Bird believes he has stood out as a news reporter because of his unique name and the fact that he has been "fortunate and lucky" in relation to stories. "I sometimes feel that I have won the lotto." However for many others he stands out because of his unique reporting style – hyperactive, breathless, shouting to camera, boyish enthusiasm.
But sometimes this style singles him out for the wrong reasons. One diplomat said a few years back: "Charlie Bird makes every report sound as if Godzilla has escaped from Portlaoise."
He is also seen as an influential reporter. He is credited with helping Bertie Ahern win the election in 1997 through his reporting of Bertie on the campaign trail. Fianna Fáil was so impressed that they offered him the job of government press secretary afterwards. After an outcry from opposition leaders during the 1997 election coverage, RTÉ decided Bird would not cover any party leaders in the 2002 election as he was seen as too influential.

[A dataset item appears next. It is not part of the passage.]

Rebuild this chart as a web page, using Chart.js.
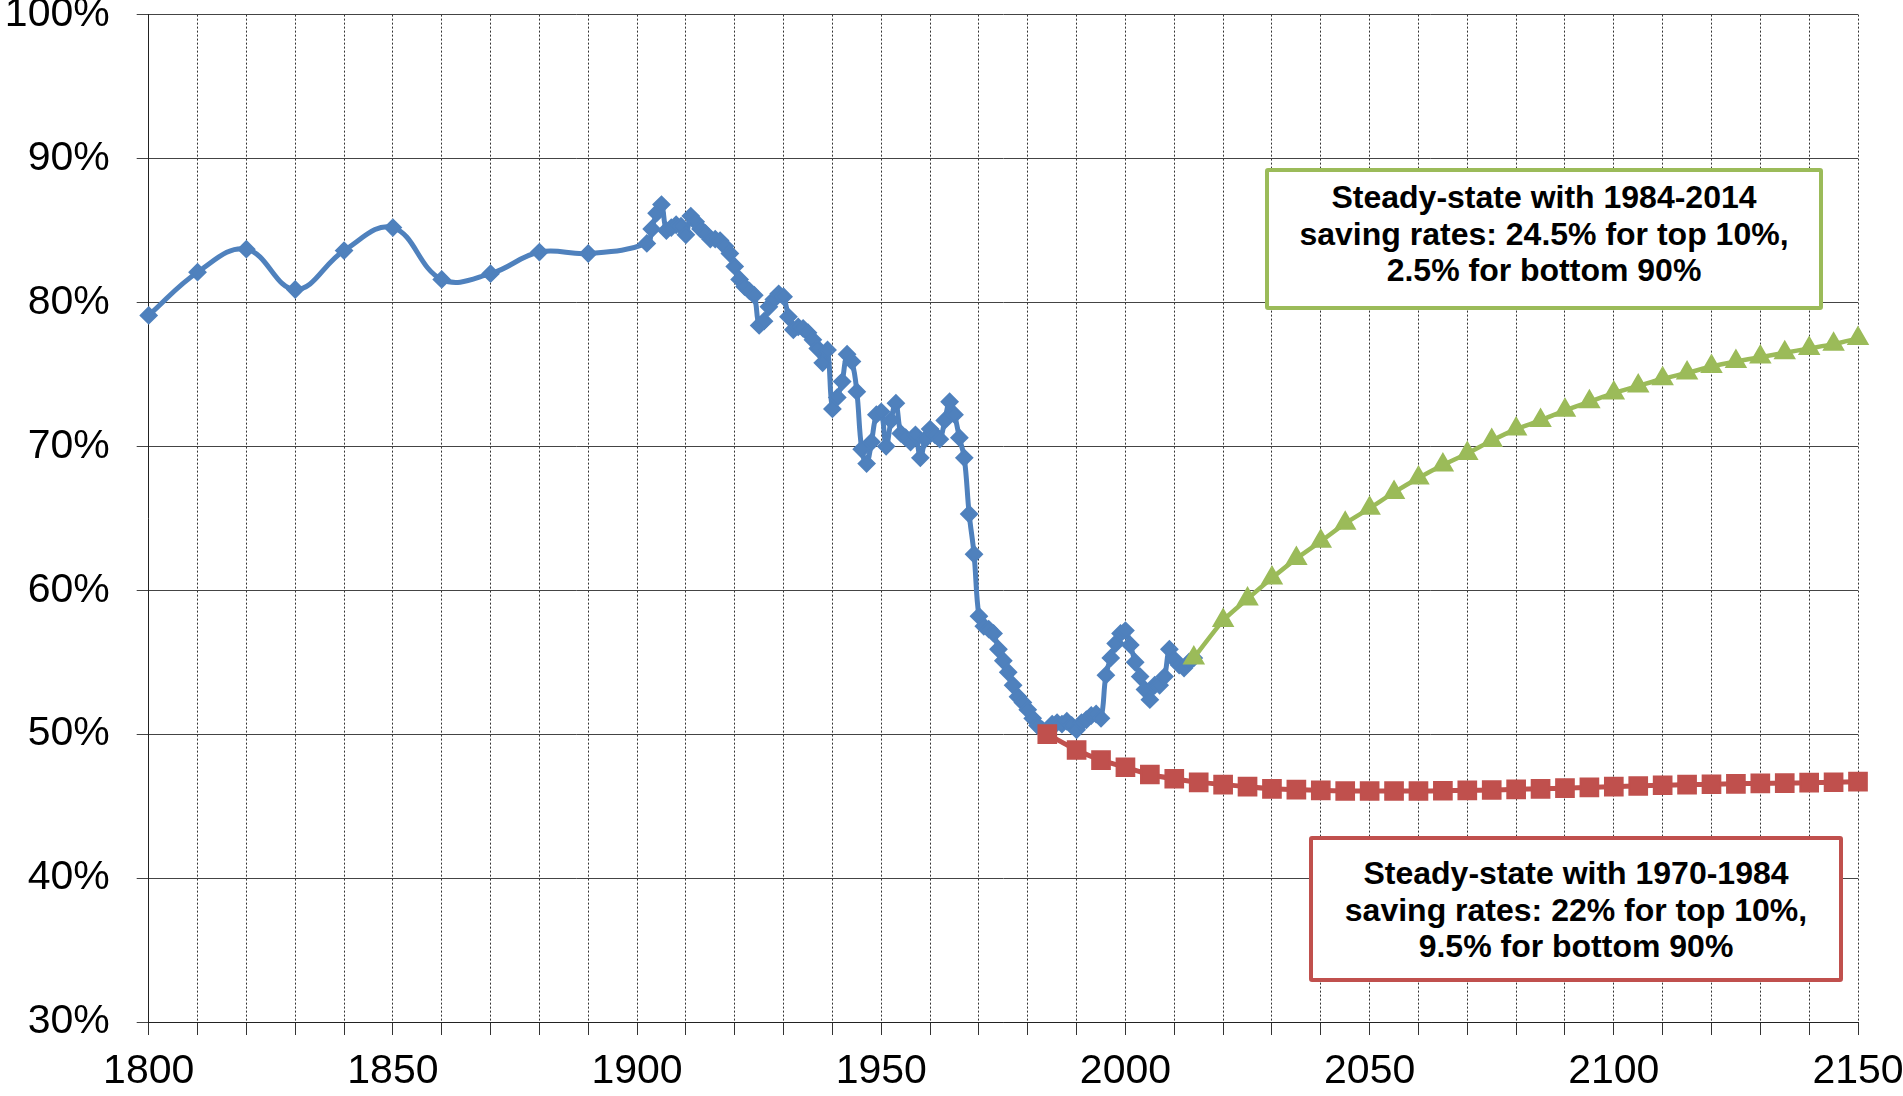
<!DOCTYPE html>
<html>
<head>
<meta charset="utf-8">
<script src="https://cdn.jsdelivr.net/npm/chart.js@4.4.1/dist/chart.umd.min.js"></script>
<style>
  html, body { margin: 0; padding: 0; background: #fff; }
  #wrap { position: relative; width: 1903px; height: 1096px; overflow: hidden; }
  canvas { display: block; }
  .note {
    position: absolute; box-sizing: border-box; background: #fff;
    border: 4px solid; border-radius: 3px; color: #000; text-align: center;
    font: bold 32px "Liberation Sans", Arial, sans-serif; line-height: 36.5px; white-space: nowrap;
  }
</style>
</head>
<body>
<div id="wrap">
  <canvas id="chart" width="1903" height="1096"></canvas>
  <div class="note" style="left:1265px;top:168px;width:558px;height:142px;border-color:#9BBB59;padding-top:7px">Steady-state with 1984-2014<br>saving rates: 24.5% for top 10%,<br>2.5% for bottom 90%</div>
  <div class="note" style="left:1309px;top:836px;width:534px;height:146px;border-color:#C0504D;padding-top:15px">Steady-state with 1970-1984<br>saving rates: 22% for top 10%,<br>9.5% for bottom 90%</div>
</div>
<script>
// observed series (decadal to 1890, then annual)
const histYears = [
  1800, 1810, 1820, 1830, 1840, 1850, 1860, 1870, 1880, 1890,
  1902, 1903, 1904, 1905, 1906, 1907, 1908, 1909, 1910,
  1911, 1912, 1913, 1914, 1915, 1916, 1917, 1918, 1919, 1920,
  1921, 1922, 1923, 1924, 1925, 1926, 1927, 1928, 1929, 1930,
  1931, 1932, 1933, 1934, 1935, 1936, 1937, 1938, 1939, 1940,
  1941, 1942, 1943, 1944, 1945, 1946, 1947, 1948, 1949, 1950,
  1951, 1952, 1953, 1954, 1955, 1956, 1957, 1958, 1959, 1960,
  1961, 1962, 1963, 1964, 1965, 1966, 1967, 1968, 1969, 1970,
  1971, 1972, 1973, 1974, 1975, 1976, 1977, 1978, 1979, 1980,
  1981, 1982, 1983, 1984, 1985, 1986, 1987, 1988, 1989, 1990,
  1991, 1992, 1993, 1994, 1995, 1996, 1997, 1998, 1999, 2000,
  2001, 2002, 2003, 2004, 2005, 2006, 2007, 2008, 2009, 2010,
  2011, 2012, 2013, 2014
];
const histShare = [
  79.1, 82.1, 83.7, 80.9, 83.6, 85.2, 81.6, 82.0, 83.5, 83.4,
  84.1, 85.1, 86.2, 86.8, 85.0, 85.2, 85.4, 85.3, 84.7,
  86.0, 85.6, 85.1, 84.8, 84.4, 84.4, 84.3, 83.9, 83.4, 82.5,
  81.6, 81.1, 80.8, 80.5, 78.4, 78.7, 79.7, 80.2, 80.6, 80.4,
  79.0, 78.1, 78.3, 78.2, 77.9, 77.4, 76.8, 75.8, 76.7, 72.6,
  73.4, 74.5, 76.4, 75.9, 73.8, 69.8, 68.8, 70.3, 72.2, 72.4,
  70.0, 71.8, 73.0, 70.9, 70.6, 70.3, 70.8, 69.2, 70.5, 71.2,
  70.8, 70.5, 71.8, 73.1, 72.2, 70.6, 69.2, 65.3, 62.5, 58.2,
  57.5, 57.3, 57.0, 55.9, 55.1, 54.3, 53.4, 52.6, 52.2, 51.7,
  51.1, 50.6, 50.3, 50.2, 50.7, 50.8, 50.7, 50.9, 50.6, 50.3,
  50.8, 51.0, 51.3, 51.4, 51.1, 54.1, 55.3, 56.3, 57.0, 57.2,
  56.2, 55.0, 54.0, 53.1, 52.4, 53.4, 53.4, 54.0, 55.9, 55.2,
  54.8, 54.6, 55.0, 55.3
];

// steady state with 1970-1984 saving rates
const ss1970Years = [
  1984, 1990, 1995, 2000, 2005, 2010, 2015, 2020, 2025, 2030,
  2035, 2040, 2045, 2050, 2055, 2060, 2065, 2070, 2075, 2080,
  2085, 2090, 2095, 2100, 2105, 2110, 2115, 2120, 2125, 2130,
  2135, 2140, 2145, 2150
];
const ss1970Share = [
  50.0, 48.9, 48.2, 47.7, 47.2, 46.9, 46.65, 46.5, 46.35, 46.2,
  46.15, 46.1, 46.05, 46.05, 46.05, 46.05, 46.07, 46.1, 46.12, 46.17,
  46.2, 46.25, 46.3, 46.35, 46.4, 46.45, 46.5, 46.52, 46.55, 46.58,
  46.6, 46.63, 46.66, 46.7
];

// steady state with 1984-2014 saving rates
const ss1984Years = [
  2014, 2020, 2025, 2030, 2035, 2040, 2045, 2050, 2055, 2060,
  2065, 2070, 2075, 2080, 2085, 2090, 2095, 2100, 2105, 2110,
  2115, 2120, 2125, 2130, 2135, 2140, 2145, 2150
];
const ss1984Share = [
  55.3, 57.9, 59.4, 60.85, 62.2, 63.4, 64.65, 65.7, 66.8, 67.8,
  68.7, 69.5, 70.4, 71.2, 71.8, 72.5, 73.1, 73.7, 74.2, 74.7,
  75.1, 75.55, 75.9, 76.2, 76.5, 76.8, 77.1, 77.5
];

const yTicks = { min: 30, max: 100, step: 10 };
const xTicks = { min: 1800, max: 2150, step: 10, labelEvery: 50 };

const BLUE = '#4F81BD';
const RED = '#C0504D';
const GREEN = '#9BBB59';

Chart.defaults.font.family = '"Liberation Sans", Arial, sans-serif';

function pts(xs, ys) {
  return xs.map((x, i) => ({ x: x, y: ys[i] }));
}

const ctx = document.getElementById('chart').getContext('2d');

new Chart(ctx, {
  type: 'line',
  data: {
    datasets: [
      {
        label: 'Observed',
        data: pts(histYears, histShare),
        borderColor: BLUE, backgroundColor: BLUE,
        pointBorderColor: BLUE, pointBackgroundColor: BLUE,
        borderWidth: 5, pointStyle: 'rectRot', pointRadius: 8, pointBorderWidth: 2,
        tension: 0.4, order: 3, clip: false
      },
      {
        label: 'Steady-state 1970-1984',
        data: pts(ss1970Years, ss1970Share),
        borderColor: RED, backgroundColor: RED,
        pointBorderColor: RED, pointBackgroundColor: RED,
        borderWidth: 5, pointStyle: 'rect', pointRadius: 12.5, pointBorderWidth: 2,
        tension: 0.2, order: 2, clip: false
      },
      {
        label: 'Steady-state 1984-2014',
        data: pts(ss1984Years, ss1984Share),
        borderColor: GREEN, backgroundColor: GREEN,
        pointBorderColor: GREEN, pointBackgroundColor: GREEN,
        borderWidth: 4.5, pointStyle: 'triangle', pointRadius: 11, pointBorderWidth: 2,
        tension: 0.2, order: 1, clip: false
      }
    ]
  },
  options: {
    responsive: false,
    animation: false,
    devicePixelRatio: 1,
    layout: { padding: 0 },
    plugins: { legend: { display: false }, tooltip: { enabled: false } },
    scales: {
      x: {
        type: 'linear',
        min: xTicks.min, max: xTicks.max,
        ticks: {
          stepSize: xTicks.step, autoSkip: false, maxRotation: 0, padding: 12,
          color: '#000', font: { size: 41 },
          callback: v => (Math.round(v) % xTicks.labelEvery === 0 ? String(Math.round(v)) : '')
        },
        grid: { color: '#333', lineWidth: 1, tickLength: 13, tickColor: '#333' },
        border: { color: '#222', width: 1, dash: [2, 2] },
        afterFit: s => { s.height = 74; s.paddingRight = 45; s.paddingLeft = 0; }
      },
      y: {
        min: yTicks.min, max: yTicks.max,
        ticks: {
          stepSize: yTicks.step, padding: 27, color: '#000', font: { size: 41 },
          callback: v => v + '%'
        },
        grid: { color: '#444', lineWidth: 1, tickLength: 12 },
        border: { color: '#222', width: 1 },
        afterFit: s => { s.width = 148.7; s.paddingTop = 14.6; s.paddingBottom = 0; }
      }
    }
  }
});
</script>
</body>
</html>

Despite his experience as a reporter Bird can be naïve. He was shocked at Fianna Fáil's "bare-faced lie" about its (non-existent) tracking polls in the 1992 election and was surprised to learn the Evening Herald used a fake byline.
Bird separated from his wife, Mary, in 1998 and lives in Ashford, Co Wicklow. He has two grown-up daughters, Ness and Orla. A self-confessed workaholic, he says he loves the chase of the story. But he makes time to go hill-walking in the Wicklow mountains and enjoy a pint of Guinness.
The book gives the impression that he loves the 'cloak and dagger' nature of reporting – secret destinations for interviews, hush-hush meetings with IRA sources. When he was researching the Cian O'Connor story he heard a horse outside his bedroom one night and when he woke up his garden had been dug up by horses hooves.
He thought someone may have been sending him a message, but it transpired that some horses had escaped from a local stable.
He says he will "end my days" in RTÉ. "RTÉ is my mother, my mammy. I don't know to be honest if I could leave RTÉ now. I probably would die."